Launching in fall 2016, and running through the 2016-17 academic year, the LIFT Prize in Robotic Blacksmithing introduces digital, or robotic, blacksmithing technology to students and challenges them to make arbitrary, numerically-described objects by re-shaping materials through plastic deformation and incremental forming processes.

Using robotics, students from around the country will be asked to form three useful items such as a horseshoe, goblet and an ultralight-weight truss out of materials of increasing difficulty and importance. The first and simplest phase will utilize clay as the material. Later phases will use soft and hardened metals for respective focus materials.

Through this challenge, LIFT is working to usher in robotic blacksmithing as the next wave of manufacturing technology, following on the heels of the first two revolutions in digital manufacturing we’ve seen change our world: computer numeric control, in which cutting tools precisely remove metal to form complex shapes; and additive manufacturing and 3-D printers, which add successive volumes of material by computer control to create complicated solid components.

“This program will bring these students to the cutting edge of manufacturing technology and prepare the industry for the next big change in technology,” said Glenn Daehn, professor of material science and engineering and the competition’s technical director. “By engaging students through competition, we are encouraging them to develop the skills they need to become the innovators and leaders the manufacturing industry needs to thrive in the future.”

“The manufacturing industry is changing rapidly, and we need to ensure the workforce of the future has the skills and is confident in using new lightweighting technologies and processes,” said Emily Stover DeRocco, director of education and workforce development at LIFT. “This competition will put the latest technology in the hands of students to both provide them the skills they need and encourage them to consider manufacturing as a career in the future.”

Because robotic blacksmithing is a new manufacturing process without specific defined system requirements, the challenge is “open” meaning only the materials used and desired output is defined, not the process used to achieve it, fostering important innovation.

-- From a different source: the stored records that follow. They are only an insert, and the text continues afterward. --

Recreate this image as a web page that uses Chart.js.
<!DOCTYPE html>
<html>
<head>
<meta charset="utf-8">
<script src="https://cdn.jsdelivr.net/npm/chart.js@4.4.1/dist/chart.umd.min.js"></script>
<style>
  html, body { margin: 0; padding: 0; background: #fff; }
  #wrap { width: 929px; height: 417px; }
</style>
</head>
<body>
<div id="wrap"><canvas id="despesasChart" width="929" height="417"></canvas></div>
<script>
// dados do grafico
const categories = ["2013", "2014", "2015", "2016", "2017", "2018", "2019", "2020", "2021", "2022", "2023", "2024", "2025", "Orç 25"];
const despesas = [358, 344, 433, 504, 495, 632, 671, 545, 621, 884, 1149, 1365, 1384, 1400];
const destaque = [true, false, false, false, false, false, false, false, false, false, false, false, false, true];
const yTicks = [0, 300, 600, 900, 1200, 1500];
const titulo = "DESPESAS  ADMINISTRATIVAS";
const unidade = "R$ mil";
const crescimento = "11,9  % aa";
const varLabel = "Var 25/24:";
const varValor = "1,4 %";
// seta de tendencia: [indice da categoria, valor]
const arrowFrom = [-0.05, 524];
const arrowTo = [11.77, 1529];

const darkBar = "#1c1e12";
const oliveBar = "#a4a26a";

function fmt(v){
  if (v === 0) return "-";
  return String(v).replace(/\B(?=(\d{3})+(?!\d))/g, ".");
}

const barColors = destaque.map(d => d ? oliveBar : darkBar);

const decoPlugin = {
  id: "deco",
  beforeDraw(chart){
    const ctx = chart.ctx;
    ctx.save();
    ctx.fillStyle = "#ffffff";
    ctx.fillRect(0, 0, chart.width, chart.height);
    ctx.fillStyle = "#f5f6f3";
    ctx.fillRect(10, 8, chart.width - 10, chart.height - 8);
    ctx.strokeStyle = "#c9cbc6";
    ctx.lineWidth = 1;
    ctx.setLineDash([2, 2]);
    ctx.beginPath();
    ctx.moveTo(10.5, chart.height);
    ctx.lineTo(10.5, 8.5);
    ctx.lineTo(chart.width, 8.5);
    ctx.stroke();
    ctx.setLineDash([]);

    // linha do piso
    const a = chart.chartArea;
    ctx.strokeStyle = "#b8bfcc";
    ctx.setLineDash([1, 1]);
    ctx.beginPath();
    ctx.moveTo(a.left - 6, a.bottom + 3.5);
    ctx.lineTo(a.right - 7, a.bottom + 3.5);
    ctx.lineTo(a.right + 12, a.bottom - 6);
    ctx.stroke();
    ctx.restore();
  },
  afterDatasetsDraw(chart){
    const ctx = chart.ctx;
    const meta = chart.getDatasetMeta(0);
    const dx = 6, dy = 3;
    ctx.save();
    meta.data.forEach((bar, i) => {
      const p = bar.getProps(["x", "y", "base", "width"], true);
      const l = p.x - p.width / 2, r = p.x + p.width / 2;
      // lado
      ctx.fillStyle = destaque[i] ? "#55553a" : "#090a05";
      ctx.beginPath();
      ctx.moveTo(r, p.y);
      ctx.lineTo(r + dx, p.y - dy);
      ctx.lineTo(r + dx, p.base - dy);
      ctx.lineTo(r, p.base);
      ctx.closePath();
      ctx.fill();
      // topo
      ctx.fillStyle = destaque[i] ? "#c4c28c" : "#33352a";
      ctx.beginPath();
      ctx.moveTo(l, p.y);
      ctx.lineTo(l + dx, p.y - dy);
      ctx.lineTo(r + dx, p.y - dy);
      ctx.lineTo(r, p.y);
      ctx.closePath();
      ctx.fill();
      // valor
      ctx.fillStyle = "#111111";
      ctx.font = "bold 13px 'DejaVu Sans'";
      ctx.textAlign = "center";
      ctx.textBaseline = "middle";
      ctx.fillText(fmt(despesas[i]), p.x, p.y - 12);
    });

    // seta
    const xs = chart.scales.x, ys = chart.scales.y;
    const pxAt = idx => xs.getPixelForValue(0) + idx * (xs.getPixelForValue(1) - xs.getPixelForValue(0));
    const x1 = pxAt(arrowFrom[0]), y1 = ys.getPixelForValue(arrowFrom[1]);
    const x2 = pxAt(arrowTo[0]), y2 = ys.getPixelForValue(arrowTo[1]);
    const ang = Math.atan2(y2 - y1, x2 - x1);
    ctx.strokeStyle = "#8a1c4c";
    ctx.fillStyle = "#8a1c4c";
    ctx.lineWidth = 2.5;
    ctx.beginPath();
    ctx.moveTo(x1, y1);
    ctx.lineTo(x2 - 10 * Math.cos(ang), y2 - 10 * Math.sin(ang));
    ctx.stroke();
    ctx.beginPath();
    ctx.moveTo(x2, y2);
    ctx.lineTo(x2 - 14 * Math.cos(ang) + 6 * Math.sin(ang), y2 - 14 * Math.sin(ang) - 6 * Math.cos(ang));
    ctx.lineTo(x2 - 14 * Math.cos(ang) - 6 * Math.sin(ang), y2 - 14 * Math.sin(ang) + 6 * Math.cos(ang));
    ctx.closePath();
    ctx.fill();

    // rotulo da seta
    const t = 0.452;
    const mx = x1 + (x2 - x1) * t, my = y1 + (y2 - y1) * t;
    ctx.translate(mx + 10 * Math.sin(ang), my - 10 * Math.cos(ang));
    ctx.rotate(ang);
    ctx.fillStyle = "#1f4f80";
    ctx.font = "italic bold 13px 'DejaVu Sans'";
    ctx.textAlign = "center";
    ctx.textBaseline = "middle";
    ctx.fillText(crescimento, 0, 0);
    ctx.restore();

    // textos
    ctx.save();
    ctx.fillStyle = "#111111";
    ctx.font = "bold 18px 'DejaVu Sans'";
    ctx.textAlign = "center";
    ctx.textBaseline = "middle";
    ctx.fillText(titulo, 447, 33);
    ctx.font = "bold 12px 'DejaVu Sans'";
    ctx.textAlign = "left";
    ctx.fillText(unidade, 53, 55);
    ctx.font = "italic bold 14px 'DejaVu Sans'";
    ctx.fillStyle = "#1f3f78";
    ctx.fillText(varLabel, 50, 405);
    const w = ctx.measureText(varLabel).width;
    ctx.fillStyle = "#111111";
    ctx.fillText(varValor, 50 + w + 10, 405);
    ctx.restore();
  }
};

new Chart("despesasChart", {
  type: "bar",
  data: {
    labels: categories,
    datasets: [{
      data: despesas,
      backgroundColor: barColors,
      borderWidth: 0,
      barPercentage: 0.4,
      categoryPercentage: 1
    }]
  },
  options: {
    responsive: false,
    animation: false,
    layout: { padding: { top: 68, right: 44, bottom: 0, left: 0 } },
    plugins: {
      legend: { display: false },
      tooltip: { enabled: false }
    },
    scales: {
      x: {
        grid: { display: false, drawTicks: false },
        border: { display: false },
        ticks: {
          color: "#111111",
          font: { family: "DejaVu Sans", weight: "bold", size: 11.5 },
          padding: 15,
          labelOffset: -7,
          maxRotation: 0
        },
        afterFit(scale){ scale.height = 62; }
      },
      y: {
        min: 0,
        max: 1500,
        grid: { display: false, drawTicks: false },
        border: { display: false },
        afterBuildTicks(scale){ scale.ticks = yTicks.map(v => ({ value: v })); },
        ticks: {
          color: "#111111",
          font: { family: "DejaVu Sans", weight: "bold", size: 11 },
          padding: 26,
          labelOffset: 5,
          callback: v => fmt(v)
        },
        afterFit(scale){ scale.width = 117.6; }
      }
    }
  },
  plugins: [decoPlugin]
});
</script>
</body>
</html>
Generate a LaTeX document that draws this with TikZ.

Student teams began registering in August 2016 and will work through March 2017. The competition is open to students from high school, community college, career and technical colleges, and colleges and universities. After judging by industry experts and educational leaders, winner announcements are expected in April 2017.

For more information, please visit roboticblacksmithing.com. Complete official rules will be posted in fall 2016.

To help support the competition and invest in the future of manufacturing, LIFT encourages local manufacturers to both sponsor and mentor teams in their communities.

“So many of the communities in the LIFT region of Michigan, Indiana, Ohio, Kentucky, and Tennessee rely on local manufacturers as the backbone of their economies,” DeRocco said. “To continue these synergies, we are encouraging those companies to help invest in the future by supporting competition teams in their schools.”